Selon le rapport LinkedIn Learning (2024), les organisations performantes adoptent désormais une approche “data-driven learning” : analyse des besoins par la donnée RH, suivi des taux d’engagement et ajustement dynamique des parcours. Cette approche répond à la diversité des générations en permettant de concevoir des formations adaptées aux rythmes, supports et motivations de chacun.
L’agilité est également organisationnelle : des “sprints” de formation, des cycles courts d’expérimentation et d’amélioration continue, inspirés du modèle Lean Learning. Les services de formation internes peuvent ainsi réagir plus vite aux besoins métiers et à l’évolution des compétences critiques.
Pour les organismes de formation, cette orientation offre un avantage concurrentiel : proposer des solutions mesurables et adaptatives, soutenues par des outils de LMS avancés, des dashboards analytiques et l’intégration de l’IA pour recommander les contenus.
Sur le plan stratégique, cette mutation repositionne la formation comme un outil de pilotage des talents et de transformation organisationnelle, et non plus comme un simple coût opérationnel.
Conclusion
L’adaptation de la stratégie de formation aux styles d’apprentissage intergénérationnels n’est pas un simple enjeu de pédagogie : c’est un levier de transformation organisationnelle.

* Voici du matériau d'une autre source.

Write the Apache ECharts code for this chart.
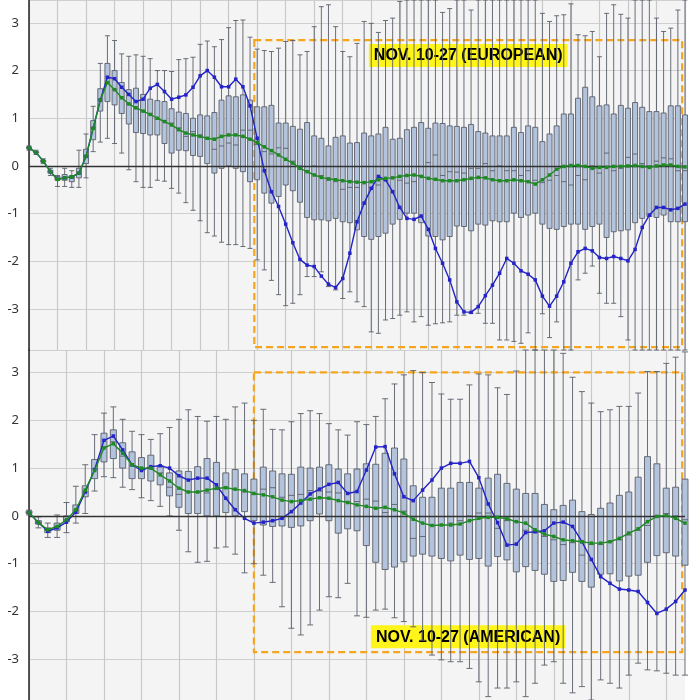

En combinant personnalisation, agilité et collaboration, les entreprises peuvent non seulement renforcer l’efficacité de leurs dispositifs de formation, mais aussi développer une culture d’apprentissage durable, inclusive et créatrice de valeur.
Former, aujourd’hui, c’est avant tout apprendre à relier — les savoirs, les générations et les aspirations — pour construire l’entreprise apprenante de demain.
Références :
- Urick, M. (2017). Adapting Training to Meet the Preferred Learning Styles of Different Generations. ERIC.
- Garcia, M. & Graham, T. (2022). Tailoring Workplace Training to Generational Preferences.
- Knowles, M. (1984). The Adult Learner: A Neglected Species. Gulf Publishing.
- LinkedIn Learning (2024). Workplace Learning Report.
- Deci, E. & Ryan, R. (2000). Self-Determination Theory of Motivation. American Psychologist.